# [Raw data]

◆ ◆ ◆

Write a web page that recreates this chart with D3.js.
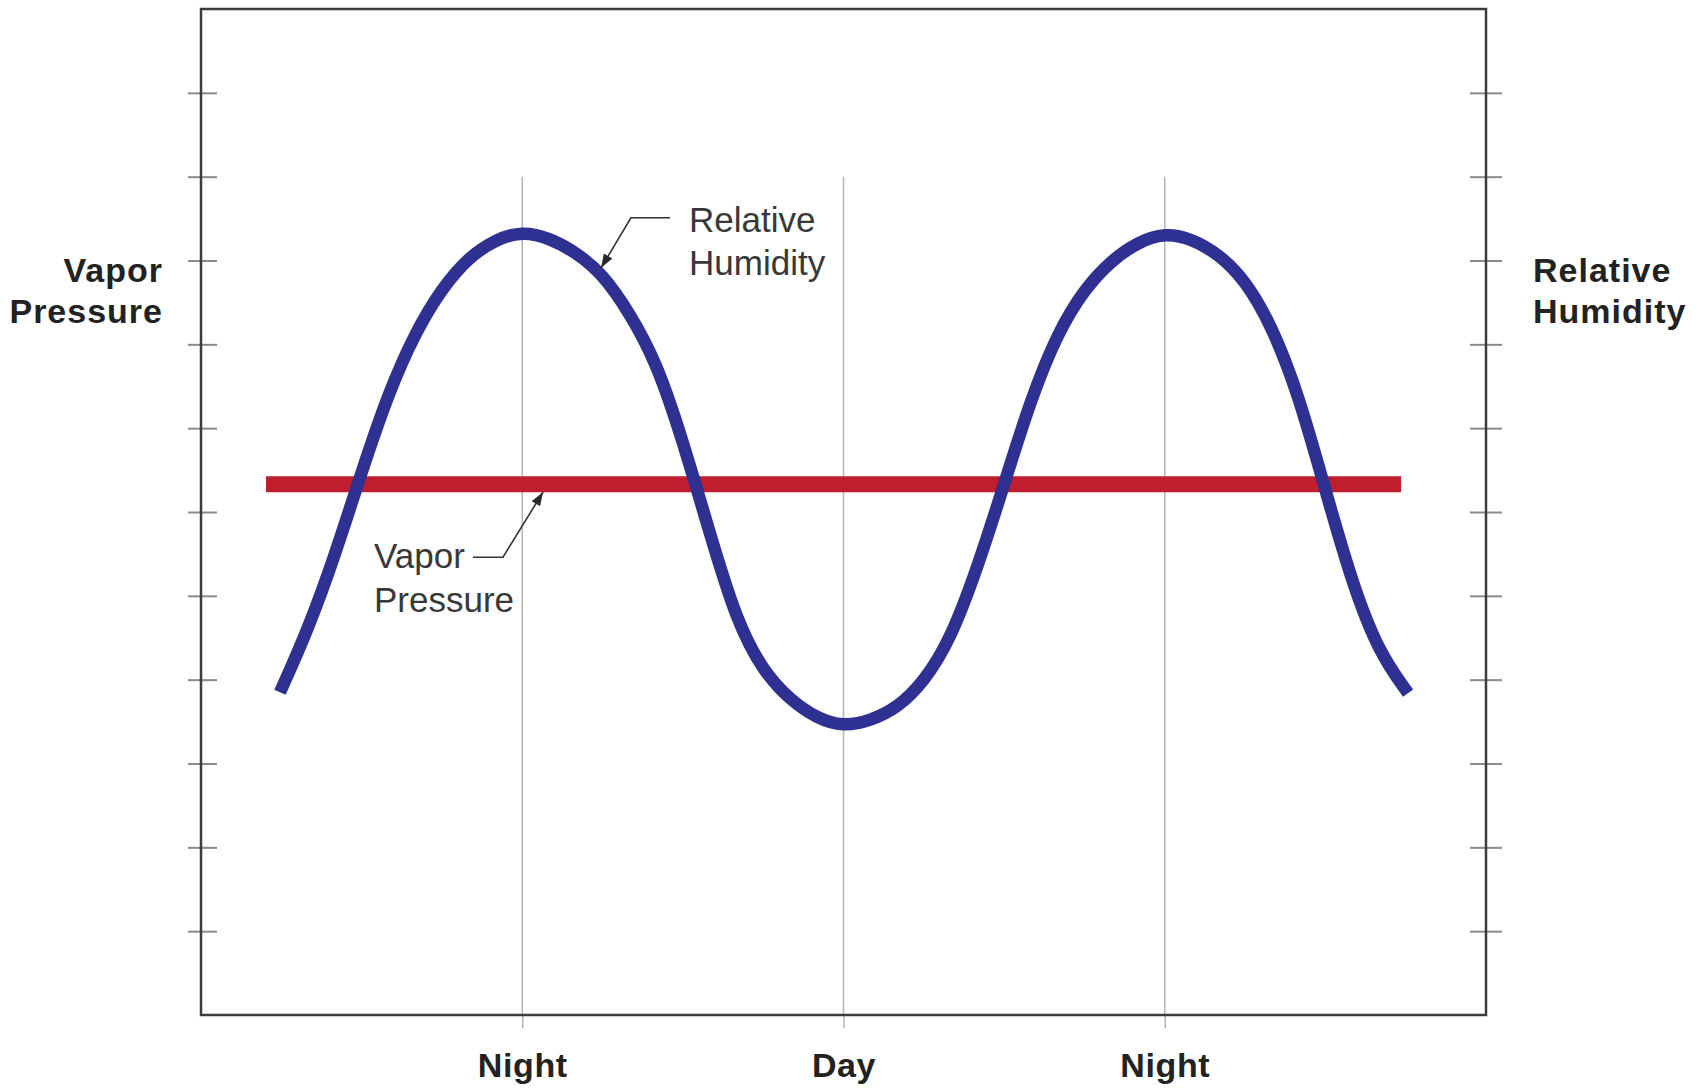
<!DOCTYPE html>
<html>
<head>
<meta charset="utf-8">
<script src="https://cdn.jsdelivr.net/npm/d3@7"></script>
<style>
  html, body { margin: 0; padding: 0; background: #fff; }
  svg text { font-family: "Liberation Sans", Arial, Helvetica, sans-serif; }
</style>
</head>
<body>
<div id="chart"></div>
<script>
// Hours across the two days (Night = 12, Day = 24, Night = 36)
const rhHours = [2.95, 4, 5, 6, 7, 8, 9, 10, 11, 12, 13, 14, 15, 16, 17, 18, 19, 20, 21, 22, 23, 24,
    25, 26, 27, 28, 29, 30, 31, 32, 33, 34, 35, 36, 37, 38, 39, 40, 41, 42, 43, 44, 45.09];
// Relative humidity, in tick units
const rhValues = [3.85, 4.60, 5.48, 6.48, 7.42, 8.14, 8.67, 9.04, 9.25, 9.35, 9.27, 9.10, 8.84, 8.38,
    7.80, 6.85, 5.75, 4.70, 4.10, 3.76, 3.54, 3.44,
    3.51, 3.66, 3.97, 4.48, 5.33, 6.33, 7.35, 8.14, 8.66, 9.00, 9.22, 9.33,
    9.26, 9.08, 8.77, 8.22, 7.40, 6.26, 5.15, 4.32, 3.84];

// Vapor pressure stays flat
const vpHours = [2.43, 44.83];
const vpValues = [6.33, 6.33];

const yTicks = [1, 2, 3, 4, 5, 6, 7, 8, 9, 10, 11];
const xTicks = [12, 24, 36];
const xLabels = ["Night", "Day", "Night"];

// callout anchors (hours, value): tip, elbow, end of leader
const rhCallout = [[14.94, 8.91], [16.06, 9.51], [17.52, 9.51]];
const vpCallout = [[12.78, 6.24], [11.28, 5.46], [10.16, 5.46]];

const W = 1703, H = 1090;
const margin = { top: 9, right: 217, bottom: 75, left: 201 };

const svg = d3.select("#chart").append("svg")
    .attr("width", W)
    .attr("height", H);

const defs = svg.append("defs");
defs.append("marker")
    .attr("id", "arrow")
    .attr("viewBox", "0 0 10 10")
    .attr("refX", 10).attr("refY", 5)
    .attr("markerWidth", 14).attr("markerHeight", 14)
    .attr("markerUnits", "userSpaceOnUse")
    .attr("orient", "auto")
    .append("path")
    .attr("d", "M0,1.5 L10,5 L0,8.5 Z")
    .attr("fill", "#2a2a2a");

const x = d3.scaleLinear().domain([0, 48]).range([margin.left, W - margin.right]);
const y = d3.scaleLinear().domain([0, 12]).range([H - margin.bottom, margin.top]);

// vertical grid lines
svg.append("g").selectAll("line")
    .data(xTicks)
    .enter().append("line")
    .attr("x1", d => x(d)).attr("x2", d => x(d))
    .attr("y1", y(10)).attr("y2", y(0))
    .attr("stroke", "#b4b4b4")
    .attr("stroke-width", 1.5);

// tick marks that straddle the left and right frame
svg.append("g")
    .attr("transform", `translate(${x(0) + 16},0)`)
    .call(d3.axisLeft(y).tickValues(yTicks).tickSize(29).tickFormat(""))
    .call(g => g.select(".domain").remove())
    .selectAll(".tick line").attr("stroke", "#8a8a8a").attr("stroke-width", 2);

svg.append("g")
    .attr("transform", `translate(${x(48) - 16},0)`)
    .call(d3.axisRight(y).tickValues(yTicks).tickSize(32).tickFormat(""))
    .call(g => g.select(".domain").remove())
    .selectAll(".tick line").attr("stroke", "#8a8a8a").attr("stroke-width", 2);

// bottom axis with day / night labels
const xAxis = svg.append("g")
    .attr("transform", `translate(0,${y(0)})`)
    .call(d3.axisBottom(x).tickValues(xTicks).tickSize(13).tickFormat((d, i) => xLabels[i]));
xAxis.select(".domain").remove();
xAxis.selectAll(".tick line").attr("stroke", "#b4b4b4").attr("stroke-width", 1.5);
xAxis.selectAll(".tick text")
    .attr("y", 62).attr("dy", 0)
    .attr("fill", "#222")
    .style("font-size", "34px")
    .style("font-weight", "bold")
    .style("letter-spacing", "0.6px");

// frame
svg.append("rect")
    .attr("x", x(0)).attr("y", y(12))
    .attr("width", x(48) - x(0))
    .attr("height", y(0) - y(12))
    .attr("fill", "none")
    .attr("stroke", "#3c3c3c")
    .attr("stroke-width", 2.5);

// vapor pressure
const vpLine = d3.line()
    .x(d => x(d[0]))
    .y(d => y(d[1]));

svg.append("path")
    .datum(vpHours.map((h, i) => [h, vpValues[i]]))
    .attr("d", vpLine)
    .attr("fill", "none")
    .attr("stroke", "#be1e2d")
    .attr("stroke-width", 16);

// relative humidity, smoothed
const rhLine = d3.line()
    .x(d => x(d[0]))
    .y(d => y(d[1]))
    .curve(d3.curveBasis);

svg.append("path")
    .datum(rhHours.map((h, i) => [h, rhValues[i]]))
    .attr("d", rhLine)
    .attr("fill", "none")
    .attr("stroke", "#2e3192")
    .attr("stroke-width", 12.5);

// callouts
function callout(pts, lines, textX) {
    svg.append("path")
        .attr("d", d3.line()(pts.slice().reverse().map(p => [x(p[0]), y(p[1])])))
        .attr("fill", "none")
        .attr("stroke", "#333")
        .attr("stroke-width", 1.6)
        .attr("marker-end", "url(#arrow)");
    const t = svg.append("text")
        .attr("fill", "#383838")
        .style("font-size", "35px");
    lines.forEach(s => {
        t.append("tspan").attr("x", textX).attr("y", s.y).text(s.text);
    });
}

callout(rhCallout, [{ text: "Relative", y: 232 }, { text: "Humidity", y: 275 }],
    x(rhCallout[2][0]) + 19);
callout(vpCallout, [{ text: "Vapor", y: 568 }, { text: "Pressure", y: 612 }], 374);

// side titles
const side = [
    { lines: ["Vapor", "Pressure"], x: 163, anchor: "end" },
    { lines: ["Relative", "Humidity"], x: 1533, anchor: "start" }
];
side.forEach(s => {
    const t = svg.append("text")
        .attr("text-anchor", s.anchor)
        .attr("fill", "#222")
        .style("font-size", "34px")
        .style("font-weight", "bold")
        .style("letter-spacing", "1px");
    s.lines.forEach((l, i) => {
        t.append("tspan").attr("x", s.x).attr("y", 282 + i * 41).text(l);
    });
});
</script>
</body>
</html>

◆ ◆ ◆

# [What you are asked to do]
All of the material above needs to be restated exactly, with no pictures.

# [Solved problem]
Write a web page that recreates this chart with D3.js.
<!DOCTYPE html>
<html>
<head>
<meta charset="utf-8">
<script src="https://cdn.jsdelivr.net/npm/d3@7"></script>
<style>
  html, body { margin: 0; padding: 0; background: #fff; }
  svg text { font-family: "Liberation Sans", Arial, Helvetica, sans-serif; }
</style>
</head>
<body>
<div id="chart"></div>
<script>
// Hours across the two days (Night = 12, Day = 24, Night = 36)
const rhHours = [2.95, 4, 5, 6, 7, 8, 9, 10, 11, 12, 13, 14, 15, 16, 17, 18, 19, 20, 21, 22, 23, 24,
    25, 26, 27, 28, 29, 30, 31, 32, 33, 34, 35, 36, 37, 38, 39, 40, 41, 42, 43, 44, 45.09];
// Relative humidity, in tick units
const rhValues = [3.85, 4.60, 5.48, 6.48, 7.42, 8.14, 8.67, 9.04, 9.25, 9.35, 9.27, 9.10, 8.84, 8.38,
    7.80, 6.85, 5.75, 4.70, 4.10, 3.76, 3.54, 3.44,
    3.51, 3.66, 3.97, 4.48, 5.33, 6.33, 7.35, 8.14, 8.66, 9.00, 9.22, 9.33,
    9.26, 9.08, 8.77, 8.22, 7.40, 6.26, 5.15, 4.32, 3.84];

// Vapor pressure stays flat
const vpHours = [2.43, 44.83];
const vpValues = [6.33, 6.33];

const yTicks = [1, 2, 3, 4, 5, 6, 7, 8, 9, 10, 11];
const xTicks = [12, 24, 36];
const xLabels = ["Night", "Day", "Night"];

// callout anchors (hours, value): tip, elbow, end of leader
const rhCallout = [[14.94, 8.91], [16.06, 9.51], [17.52, 9.51]];
const vpCallout = [[12.78, 6.24], [11.28, 5.46], [10.16, 5.46]];

const W = 1703, H = 1090;
const margin = { top: 9, right: 217, bottom: 75, left: 201 };

const svg = d3.select("#chart").append("svg")
    .attr("width", W)
    .attr("height", H);

const defs = svg.append("defs");
defs.append("marker")
    .attr("id", "arrow")
    .attr("viewBox", "0 0 10 10")
    .attr("refX", 10).attr("refY", 5)
    .attr("markerWidth", 14).attr("markerHeight", 14)
    .attr("markerUnits", "userSpaceOnUse")
    .attr("orient", "auto")
    .append("path")
    .attr("d", "M0,1.5 L10,5 L0,8.5 Z")
    .attr("fill", "#2a2a2a");

const x = d3.scaleLinear().domain([0, 48]).range([margin.left, W - margin.right]);
const y = d3.scaleLinear().domain([0, 12]).range([H - margin.bottom, margin.top]);

// vertical grid lines
svg.append("g").selectAll("line")
    .data(xTicks)
    .enter().append("line")
    .attr("x1", d => x(d)).attr("x2", d => x(d))
    .attr("y1", y(10)).attr("y2", y(0))
    .attr("stroke", "#b4b4b4")
    .attr("stroke-width", 1.5);

// tick marks that straddle the left and right frame
svg.append("g")
    .attr("transform", `translate(${x(0) + 16},0)`)
    .call(d3.axisLeft(y).tickValues(yTicks).tickSize(29).tickFormat(""))
    .call(g => g.select(".domain").remove())
    .selectAll(".tick line").attr("stroke", "#8a8a8a").attr("stroke-width", 2);

svg.append("g")
    .attr("transform", `translate(${x(48) - 16},0)`)
    .call(d3.axisRight(y).tickValues(yTicks).tickSize(32).tickFormat(""))
    .call(g => g.select(".domain").remove())
    .selectAll(".tick line").attr("stroke", "#8a8a8a").attr("stroke-width", 2);

// bottom axis with day / night labels
const xAxis = svg.append("g")
    .attr("transform", `translate(0,${y(0)})`)
    .call(d3.axisBottom(x).tickValues(xTicks).tickSize(13).tickFormat((d, i) => xLabels[i]));
xAxis.select(".domain").remove();
xAxis.selectAll(".tick line").attr("stroke", "#b4b4b4").attr("stroke-width", 1.5);
xAxis.selectAll(".tick text")
    .attr("y", 62).attr("dy", 0)
    .attr("fill", "#222")
    .style("font-size", "34px")
    .style("font-weight", "bold")
    .style("letter-spacing", "0.6px");

// frame
svg.append("rect")
    .attr("x", x(0)).attr("y", y(12))
    .attr("width", x(48) - x(0))
    .attr("height", y(0) - y(12))
    .attr("fill", "none")
    .attr("stroke", "#3c3c3c")
    .attr("stroke-width", 2.5);

// vapor pressure
const vpLine = d3.line()
    .x(d => x(d[0]))
    .y(d => y(d[1]));

svg.append("path")
    .datum(vpHours.map((h, i) => [h, vpValues[i]]))
    .attr("d", vpLine)
    .attr("fill", "none")
    .attr("stroke", "#be1e2d")
    .attr("stroke-width", 16);

// relative humidity, smoothed
const rhLine = d3.line()
    .x(d => x(d[0]))
    .y(d => y(d[1]))
    .curve(d3.curveBasis);

svg.append("path")
    .datum(rhHours.map((h, i) => [h, rhValues[i]]))
    .attr("d", rhLine)
    .attr("fill", "none")
    .attr("stroke", "#2e3192")
    .attr("stroke-width", 12.5);

// callouts
function callout(pts, lines, textX) {
    svg.append("path")
        .attr("d", d3.line()(pts.slice().reverse().map(p => [x(p[0]), y(p[1])])))
        .attr("fill", "none")
        .attr("stroke", "#333")
        .attr("stroke-width", 1.6)
        .attr("marker-end", "url(#arrow)");
    const t = svg.append("text")
        .attr("fill", "#383838")
        .style("font-size", "35px");
    lines.forEach(s => {
        t.append("tspan").attr("x", textX).attr("y", s.y).text(s.text);
    });
}

callout(rhCallout, [{ text: "Relative", y: 232 }, { text: "Humidity", y: 275 }],
    x(rhCallout[2][0]) + 19);
callout(vpCallout, [{ text: "Vapor", y: 568 }, { text: "Pressure", y: 612 }], 374);

// side titles
const side = [
    { lines: ["Vapor", "Pressure"], x: 163, anchor: "end" },
    { lines: ["Relative", "Humidity"], x: 1533, anchor: "start" }
];
side.forEach(s => {
    const t = svg.append("text")
        .attr("text-anchor", s.anchor)
        .attr("fill", "#222")
        .style("font-size", "34px")
        .style("font-weight", "bold")
        .style("letter-spacing", "1px");
    s.lines.forEach((l, i) => {
        t.append("tspan").attr("x", s.x).attr("y", 282 + i * 41).text(l);
    });
});
</script>
</body>
</html>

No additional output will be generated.